======== Supplied entries ========
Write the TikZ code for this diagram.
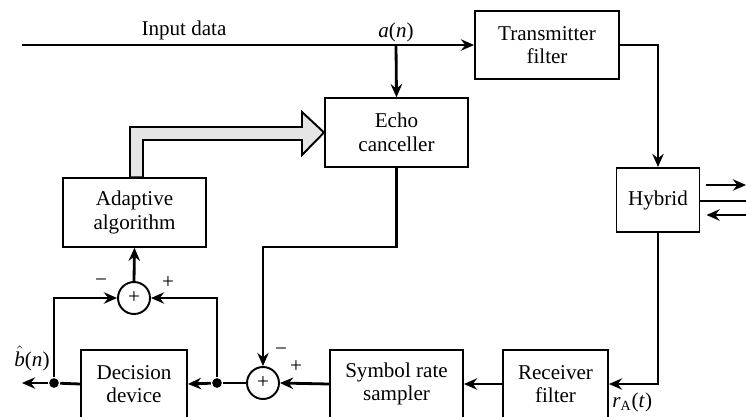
\documentclass[tikz,border=0pt]{standalone}
\usepackage{fontspec}
\setmainfont{Liberation Serif}
\usetikzlibrary{arrows.meta,positioning,calc}

\begin{document}
\begin{tikzpicture}[x=0.02cm, y=-0.02cm, font=\fontsize{12}{13.5}\selectfont,
  line width=1.6pt, >={Stealth[length=7.5pt,width=6.5pt,inset=2.5pt]}]
\tikzset{blk/.style={draw, line width=1.1pt, align=center, minimum height=1.37cm, inner sep=2pt},
  sum/.style={circle, draw, line width=1.1pt, minimum size=0.64cm, inner sep=0pt},
  dot/.style={circle, fill, inner sep=0pt, minimum size=5.5pt},
  sign/.style={inner sep=0pt}}
\useasboundingbox (0,0) rectangle (746,416);
\node[blk, minimum width=2.88cm] (tx) at (547,45) {Transmitter\\filter};
\node[blk, minimum width=2.86cm] (echo) at (396.5,132.5) {Echo\\canceller};
\node[blk, minimum width=1.66cm, minimum height=1.28cm] (hyb) at (658,200) {Hybrid};
\node[blk, minimum width=2.86cm] (adapt) at (134.5,212.5) {Adaptive\\algorithm};
\node[blk, minimum width=2.1cm] (rx) at (555.5,384) {Receiver\\filter};
\node[blk, minimum width=2.66cm] (samp) at (396.5,384) {Symbol rate\\sampler};
\node[blk, minimum width=2.12cm] (dec) at (134,384) {Decision\\device};
\node[sum] (s1) at (263,383) {+};
\node[sum] (s2) at (134,298) {+};
\node[dot] (d1) at (217,383) {};
\node[dot] (d2) at (54,383) {};
\coordinate (in) at (22,45);
\coordinate (br) at (396,45);
\coordinate (out) at (22,383);
\coordinate (ek) at (263,247);
\coordinate (lo1) at (746,185);
\coordinate (lo2) at (746,201);
\coordinate (li) at (746,215);

\node[anchor=base] (inlab) at (184,35) {Input data};
\node[anchor=base] (alab) at (396,37) {\textit{a}(\textit{n})};
\node[anchor=base west, inner sep=0pt] (rlab) at (611,407) {\textit{r}\textsubscript{A}(\textit{t})};
\node[anchor=base west, inner sep=0pt] (blab) at (13,366) {$\hat{\hbox{\itshape b}}$(\textit{n})};
\node[sign] at (281,352) {−};
\node[sign] at (296,367) {+};
\node[sign] at (101,283) {−};
\node[sign] at (168,283) {+};

\draw (in) -- (br);
\draw[->] (br) -- (tx.west);
\draw[->] (br) -- (echo.north);
\draw[->] (tx.east) -| (hyb.north);
\draw[->] (hyb.south) |- (rx.east);
\draw[->] (rx.west) -- (samp.east);
\draw[->] (samp.west) -- (s1.east);
\draw[->] (echo.south) |- (ek) -- (s1.north);
\draw (s1.west) -- (d1);
\draw[->] (d1) -- (dec.east);
\draw (dec.west) -- (d2);
\draw[->] (d2) -- (out);
\draw[->] (d1) |- (s2.east);
\draw[->] (d2) |- (s2.west);
\draw[->] (s2.north) -- (adapt.south);
\draw[->] ($(hyb.east)+(6,-15)$) -- (lo1);
\draw (hyb.east |- lo2) -- (lo2);
\draw[->] (li) -- ($(hyb.east)+(6,15)$);
\draw[line width=1.1pt, fill=gray!20] ($(adapt.north)+(-4.5,0)$) |- (302,127) -- (302,112)
  -- (echo.west) -- (302,155) -- (302,140) -| ($(adapt.north)+(8.5,0)$) -- cycle;
\end{tikzpicture}
\end{document}
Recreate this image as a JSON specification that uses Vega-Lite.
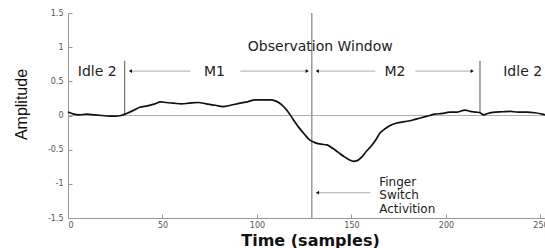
{
  "$schema": "https://vega.github.io/schema/vega-lite/v6.json",
  "width": 477,
  "height": 205,
  "autosize": "none",
  "padding": {"left": 68, "top": 13, "right": 0, "bottom": 30},
  "background": "white",
  "config": {
    "view": {"stroke": null},
    "axis": {
      "grid": false,
      "domainColor": "#999999",
      "tickColor": "#999999",
      "tickSize": -4,
      "labelFont": "DejaVu Sans",
      "labelFontSize": 8,
      "labelColor": "#555555",
      "titleColor": "#111111"
    }
  },
  "datasets": {
    "curve": [
      {"x": 0, "y": 0.05}, {"x": 3, "y": 0.02}, {"x": 6, "y": 0.01}, {"x": 10, "y": 0.02},
      {"x": 14, "y": 0.01}, {"x": 18, "y": 0.0}, {"x": 22, "y": -0.01}, {"x": 25, "y": -0.01},
      {"x": 28, "y": 0.0}, {"x": 31, "y": 0.03}, {"x": 35, "y": 0.08}, {"x": 38, "y": 0.12},
      {"x": 42, "y": 0.14}, {"x": 46, "y": 0.17}, {"x": 49, "y": 0.2}, {"x": 52, "y": 0.19},
      {"x": 56, "y": 0.18}, {"x": 60, "y": 0.17}, {"x": 64, "y": 0.18}, {"x": 69, "y": 0.19},
      {"x": 73, "y": 0.17}, {"x": 78, "y": 0.15}, {"x": 82, "y": 0.13}, {"x": 86, "y": 0.15},
      {"x": 91, "y": 0.18}, {"x": 95, "y": 0.2}, {"x": 99, "y": 0.23}, {"x": 103, "y": 0.23},
      {"x": 107, "y": 0.23}, {"x": 110, "y": 0.21}, {"x": 113, "y": 0.16}, {"x": 116, "y": 0.07},
      {"x": 119, "y": -0.05}, {"x": 122, "y": -0.17}, {"x": 125, "y": -0.27}, {"x": 128, "y": -0.36},
      {"x": 131, "y": -0.4}, {"x": 134, "y": -0.42}, {"x": 137, "y": -0.43}, {"x": 140, "y": -0.48},
      {"x": 143, "y": -0.54}, {"x": 146, "y": -0.6}, {"x": 149, "y": -0.65}, {"x": 151, "y": -0.67},
      {"x": 153, "y": -0.66}, {"x": 156, "y": -0.59}, {"x": 158, "y": -0.52}, {"x": 160, "y": -0.46},
      {"x": 163, "y": -0.35}, {"x": 165, "y": -0.26}, {"x": 168, "y": -0.19}, {"x": 171, "y": -0.14},
      {"x": 174, "y": -0.11}, {"x": 178, "y": -0.09}, {"x": 182, "y": -0.07}, {"x": 186, "y": -0.04},
      {"x": 190, "y": -0.01}, {"x": 194, "y": 0.02}, {"x": 198, "y": 0.03}, {"x": 202, "y": 0.05},
      {"x": 206, "y": 0.05}, {"x": 210, "y": 0.08}, {"x": 213, "y": 0.06}, {"x": 216, "y": 0.05},
      {"x": 218, "y": 0.04}, {"x": 220, "y": 0.01}, {"x": 222, "y": 0.03}, {"x": 226, "y": 0.05},
      {"x": 230, "y": 0.055}, {"x": 234, "y": 0.06}, {"x": 238, "y": 0.05}, {"x": 243, "y": 0.05},
      {"x": 247, "y": 0.04}, {"x": 251, "y": 0.02}, {"x": 252.4, "y": 0.01}
    ],
    "zero": [{"x": 0, "x2": 252.4, "y": 0}],
    "window": [{"x": 129, "y": -1.5, "y2": 1.5}],
    "bounds": [{"x": 30, "y": 0.8, "y2": 0.02}, {"x": 218, "y": 0.8, "y2": 0.04}],
    "shafts": [
      {"x": 33, "x2": 64.7, "y": 0.65},
      {"x": 91.2, "x2": 126.6, "y": 0.65},
      {"x": 131.9, "x2": 162.6, "y": 0.65},
      {"x": 183.8, "x2": 213.9, "y": 0.65},
      {"x": 132, "x2": 160, "y": -1.13}
    ],
    "heads": [
      {"x": 33, "y": 0.65, "dir": "left"},
      {"x": 126.6, "y": 0.65, "dir": "right"},
      {"x": 131.9, "y": 0.65, "dir": "left"},
      {"x": 213.9, "y": 0.65, "dir": "right"},
      {"x": 132, "y": -1.13, "dir": "left"}
    ],
    "ctext": [
      {"x": 15.5, "y": 0.64, "text": "Idle 2"},
      {"x": 77.5, "y": 0.64, "text": "M1"},
      {"x": 173, "y": 0.64, "text": "M2"},
      {"x": 133.5, "y": 1.0, "text": "Observation Window"}
    ],
    "rtext": [
      {"x": 230.3, "y": 0.64, "text": "Idle 2"}
    ],
    "ftext": [
      {"x": 164.7, "y": -0.97, "text": "Finger\nSwitch\nActivition"}
    ]
  },
  "encoding": {
    "x": {
      "field": "x", "type": "quantitative",
      "scale": {"domain": [0, 252.4], "nice": false, "zero": false},
      "axis": {
        "values": [0, 50, 100, 150, 200, 250],
        "labelPadding": 7,
        "title": "Time (samples)",
        "titleFont": "DejaVu Sans",
        "titleFontSize": 16,
        "titleFontWeight": "bold",
        "titleBaseline": "alphabetic",
        "titleX": 242,
        "titleY": 27,
        "titleAlign": "center"
      }
    },
    "y": {
      "field": "y", "type": "quantitative",
      "scale": {"domain": [-1.5, 1.5], "nice": false},
      "axis": {
        "values": [-1.5, -1, -0.5, 0, 0.5, 1, 1.5],
        "labelExpr": "'' + datum.value",
        "labelPadding": 9,
        "title": "Amplitude",
        "titleFont": "Liberation Sans",
        "titleFontSize": 16,
        "titleFontWeight": "normal",
        "titleBaseline": "alphabetic",
        "titleAngle": -90,
        "titleX": -42,
        "titleY": 91,
        "titleAlign": "center"
      }
    }
  },
  "layer": [
    {"data": {"name": "zero"}, "mark": {"type": "rule", "color": "#b0b0b0", "strokeWidth": 1}, "encoding": {"x2": {"field": "x2"}}},
    {"data": {"name": "window"}, "mark": {"type": "rule", "color": "#9a9a9a", "strokeWidth": 1.5}, "encoding": {"y2": {"field": "y2"}}},
    {"data": {"name": "bounds"}, "mark": {"type": "rule", "color": "#555555", "strokeWidth": 1}, "encoding": {"y2": {"field": "y2"}}},
    {"data": {"name": "shafts"}, "mark": {"type": "rule", "color": "#aaaaaa", "strokeWidth": 1}, "encoding": {"x2": {"field": "x2"}}},
    {"data": {"name": "heads"}, "mark": {"type": "point", "filled": true, "color": "#111111", "size": 14, "opacity": 1},
      "encoding": {"shape": {"field": "dir", "type": "nominal", "scale": {"domain": ["left", "right"], "range": ["triangle-left", "triangle-right"]}, "legend": null}}},
    {"data": {"name": "curve"}, "mark": {"type": "line", "color": "#111111", "strokeWidth": 1.7, "interpolate": "monotone"}, "encoding": {}},
    {"data": {"name": "ctext"}, "mark": {"type": "text", "font": "DejaVu Sans", "fontSize": 14, "color": "#222222", "align": "center", "baseline": "middle"}, "encoding": {"text": {"field": "text"}}},
    {"data": {"name": "rtext"}, "mark": {"type": "text", "font": "DejaVu Sans", "fontSize": 14, "color": "#222222", "align": "left", "baseline": "middle"}, "encoding": {"text": {"field": "text"}}},
    {"data": {"name": "ftext"}, "mark": {"type": "text", "font": "DejaVu Sans", "fontSize": 12, "lineBreak": "\n", "lineHeight": 13.5, "color": "#222222", "align": "left", "baseline": "middle"}, "encoding": {"text": {"field": "text"}}}
  ]
}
========
__What needs to be done__.
Scan the material above and determine how many lines include the word "this"; report only the number.

__Result below__.
2